At its peak, Gainesville boasted a courthouse and numerous homes and other structures of historical significance. According to NASA's Cultural Resources Center, other elements of the town were described as:

"...a hotel called the Gainesville Exchange, a track for horse racing, one or more coffee houses, two barrooms, two drug stores, a Masonic Lodge, shops, stables, brick factories, a telegraph office, dry dock facilities, a steamboat landing, stores for distilling turpentine and other resinous products, and, of course, saw mills."

As late as 1962, many of the original buildings remained, and were utilized by NASA for various purposes, including the Rouchon House- an old fishing lodge- where the first flag-raising ceremony took place. However, today, almost none of the town's original structures remain (with some exceptions; see below section). A pictorial history of old photographs is maintained on NASA's website.

People and places
The followings is a list of documented residents and/or structures once located in Gainesville, as recorded by NASA Cultural Resources:
Acker family; homeowners, multiple properties (c. 1962)
Baptist Church (colored); Congregated by African American residents.
Baptist Church (white); Congregated by white residents; later converted by NASA into an engineering lab. 
Bordage; landowner
Burke; homeowner (c. 1963)
Butler House
Carver House; built in 1865; later owned by J.H. Peterman 
Davis; homeowner (c. 1959)
Grice Home
Henry; homeowner (c. 1962)
Jones Home; home of Malissa Rester Jones (c. 1962). One of the few structures that was not removed when NASA established their test facility. The U.S. Cops of Engineers used the old home as an office for a time, known then as "The Stone House." Currently, the EPA uses the structure as a conference center, now known as "The River House."
Loveless Grocery; Described in the photo caption as "...the only store in Gainesville c. 1963," however other sources indirectly contradict this assertion by mentioning the names of other stores existing around the same time period. 
McQueen; homeowner (c. 1900)
Miller House; Used by NASA in the early days of its ownership; known as "The Yellow House." 
Penton House
Poitevant; homeowner
Rouchon House; Site of first flag-raising ceremony following NASA acquisition.

Reinterment
Following NASA's acquisition in 1961-1962, a total of 483 existing graves were reinterred to make way for construction.

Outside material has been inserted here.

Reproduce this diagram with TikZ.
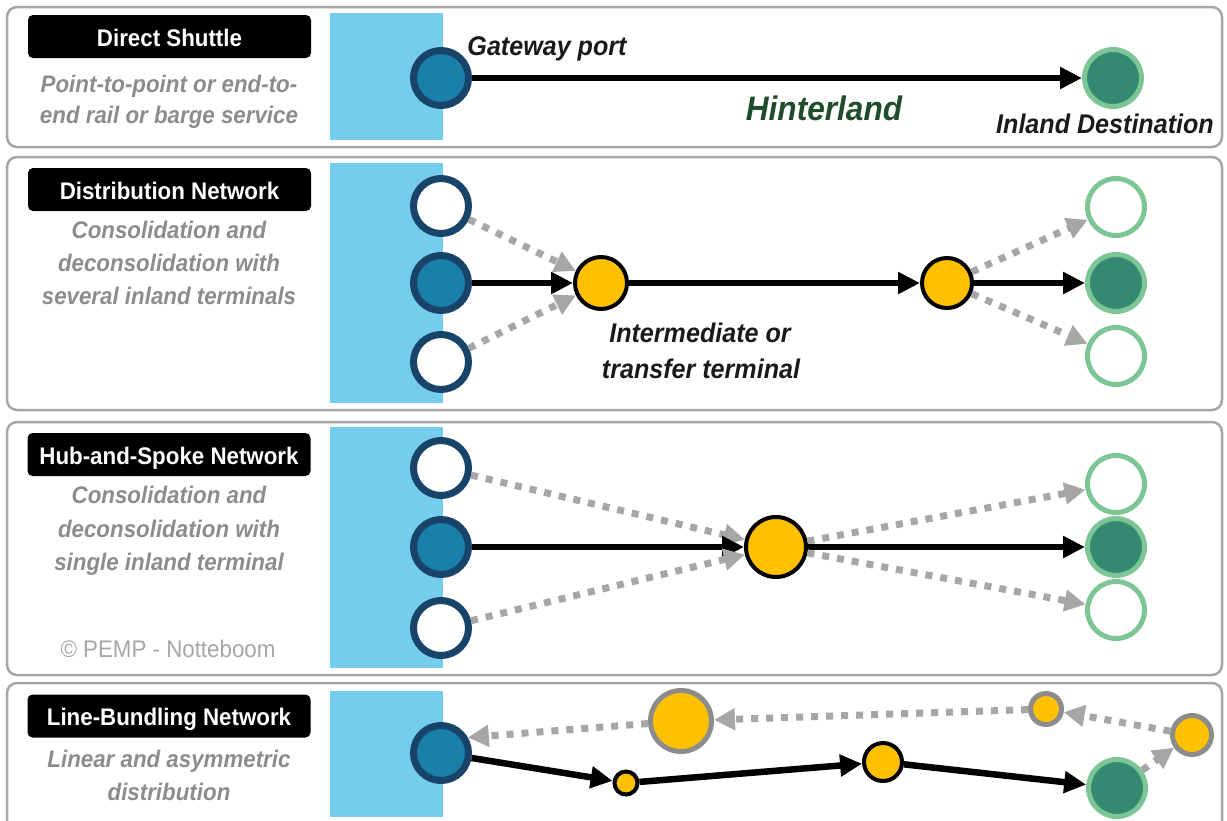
\documentclass[tikz,border=0pt]{standalone}
\usepackage{fontspec}
\setmainfont{Liberation Sans}[FakeStretch=0.93]
\usetikzlibrary{arrows.meta}
\definecolor{seablue}{HTML}{75CDEE}
\definecolor{portfill}{HTML}{1A80AA}
\definecolor{portdraw}{HTML}{174468}
\definecolor{destfill}{HTML}{338A70}
\definecolor{destdraw}{HTML}{7DC594}
\definecolor{orangef}{HTML}{FFC000}
\definecolor{panelgray}{HTML}{A6A6A6}
\definecolor{descgray}{HTML}{8C8C8C}
\definecolor{ringgray}{HTML}{8C8C8C}
\definecolor{dashgray}{HTML}{A6A6A6}
\definecolor{copygray}{HTML}{A6A6A6}
\definecolor{hintgreen}{HTML}{1F4D2C}
\definecolor{textblack}{HTML}{1A1A1A}
\begin{document}
\begin{tikzpicture}[x=1pt,y=-1pt,
 panel/.style={draw=panelgray, line width=2.5pt, rounded corners=10pt, fill=white},
 sea/.style={fill=seablue},
 tag/.style={fill=black, rounded corners=5pt, text=white, font=\fontsize{24}{28}\selectfont\bfseries, minimum width=283pt, minimum height=43pt, inner sep=0pt, text height=19pt, text depth=0pt},
 desc/.style={text=descgray, font=\fontsize{24}{28}\selectfont\bfseries\itshape, anchor=base, inner sep=0pt},
 note/.style={text=textblack, font=\fontsize{27}{32}\selectfont\bfseries\itshape, anchor=base, inner sep=0pt},
 port/.style={circle, fill=portfill, draw=portdraw, line width=7pt, minimum size=55pt, inner sep=0pt},
 portempty/.style={port, fill=white},
 dest/.style={circle, fill=destfill, draw=destdraw, line width=5pt, minimum size=57pt, inner sep=0pt},
 destempty/.style={dest, fill=white},
 term/.style={circle, fill=orangef, draw=black, line width=4pt, inner sep=0pt},
 termgray/.style={circle, fill=orangef, draw=ringgray, line width=5pt, inner sep=0pt},
 flow/.style={line width=6.5pt, -{Triangle[length=22pt,width=21pt]}},
 alt/.style={line width=7pt, draw=dashgray, dash pattern=on 7pt off 8pt, -{Triangle[length=21pt,width=21pt]}},
]
\useasboundingbox (0,0) rectangle (1227,820);
\clip (0,0) rectangle (1227,820);

% panels
\draw[panel] (7,7) rectangle (1222,147);
\draw[panel] (7,157) rectangle (1222,410);
\draw[panel] (7,422) rectangle (1222,675);
\draw[panel] (7,683) rectangle (1222,860);

% sea strips
\fill[sea] (330,13) rectangle (443,140);
\fill[sea] (330,163) rectangle (443,403);
\fill[sea] (330,427) rectangle (443,668);
\fill[sea] (330,691) rectangle (443,817);

% labels
\node[tag] (l1) at (169.5,36.5) {Direct Shuttle};
\node[desc] (l1a) at (169,92) {Point-to-point or end-to-};
\node[desc] (l1b) at (169,123) {end rail or barge service};

\node[tag] (l2) at (169.5,189.5) {Distribution Network};
\node[desc] (l2a) at (169,238) {Consolidation and};
\node[desc] (l2b) at (169,271) {deconsolidation with};
\node[desc] (l2c) at (169,304) {several inland terminals};

\node[tag] (l3) at (169,454.5) {Hub-and-Spoke Network};
\node[desc] (l3a) at (169,503) {Consolidation and};
\node[desc] (l3b) at (169,537) {deconsolidation with};
\node[desc] (l3c) at (169,570) {single inland terminal};
\node[anchor=base, inner sep=0pt, text=copygray, font=\fontsize{24}{28}\selectfont] (cp) at (168,657) {© PEMP - Notteboom};

\node[tag] (l4) at (169,716) {Line-Bundling Network};
\node[desc] (l4a) at (169,767) {Linear and asymmetric};
\node[desc] (l4b) at (169,800) {distribution};

% panel 1
\node[port] (gw) at (441,78) {};
\node[dest] (id) at (1113,78) {};
\draw[flow] (gw) -- (id);
\node[note] (gwt) at (547,55) {Gateway port};
\node[note, text=hintgreen, font=\fontsize{34}{40}\selectfont\bfseries\itshape] (hl) at (824,120) {Hinterland};
\node[note] (idt) at (1105,133) {Inland Destination};

% panel 2
\node[portempty] (a1) at (441,206) {};
\node[port] (a2) at (441,283) {};
\node[portempty] (a3) at (441,362) {};
\node[term, minimum size=52pt] (t1) at (601,283) {};
\node[term, minimum size=50pt] (t2) at (947,283) {};
\node[destempty] (b1) at (1116,207) {};
\node[dest] (b2) at (1116,283) {};
\node[destempty] (b3) at (1116,356) {};
\draw[alt] (a1) -- (t1);
\draw[flow] (a2) -- (t1);
\draw[alt] (a3) -- (t1);
\draw[flow] (t1) -- (t2);
\draw[alt] (t2) -- (b1);
\draw[flow] (t2) -- (b2);
\draw[alt] (t2) -- (b3);
\node[note] (it1) at (700,342) {Intermediate or};
\node[note] (it2) at (701,378) {transfer terminal};

% panel 3
\node[portempty] (c1) at (441,468) {};
\node[port] (c2) at (441,547) {};
\node[portempty] (c3) at (441,628) {};
\node[term, minimum size=60pt] (hub) at (776,547) {};
\node[destempty] (d1) at (1116,484) {};
\node[dest] (d2) at (1116,547) {};
\node[destempty] (d3) at (1116,610) {};
\draw[alt] (c1) -- (hub);
\draw[flow] (c2) -- (hub);
\draw[alt] (c3) -- (hub);
\draw[alt] (hub) -- (d1);
\draw[flow] (hub) -- (d2);
\draw[alt] (hub) -- (d3);

% panel 4
\node[port] (p) at (441,753) {};
\node[term, minimum size=23pt] (s1) at (626,783) {};
\node[term, minimum size=38pt] (s2) at (883,762) {};
\node[dest] (g) at (1117,788) {};
\node[termgray, minimum size=39pt] (r1) at (1192,735) {};
\node[termgray, minimum size=31pt] (r2) at (1046,709) {};
\node[termgray, minimum size=61pt] (r3) at (681,721) {};
\draw[flow] (p) -- (s1);
\draw[flow] (s1) -- (s2);
\draw[flow] (s2) -- (g);
\draw[alt] (g) -- (r1);
\draw[alt] (r1) -- (r2);
\draw[alt] (r2) -- (r3);
\draw[alt] (r3) -- (p.30);
\end{tikzpicture}
\end{document}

Of these, 306 were relocated from the Baptist Church (white) Cemetery; 177 from the Colored Cemetery. A total of 224 graves were unmarked.  A record of the names and reinterment is maintained by the Hancock County Historical Society.

Wisteria vine
A 1963 article in the Picayune Item newspaper reported NASA's effort to protect a (at the time) "75-year-old Wistaria (sic) Vine" located near the Rouchon House. Protection efforts included the erection of a fence and plaque marking the significance of the vine, which the article reports "some old timers believe may be the largest in the world" and described as "a foot thick and it has spread all over the ground and an adjacent cedar tree sixty of seventy feet tall."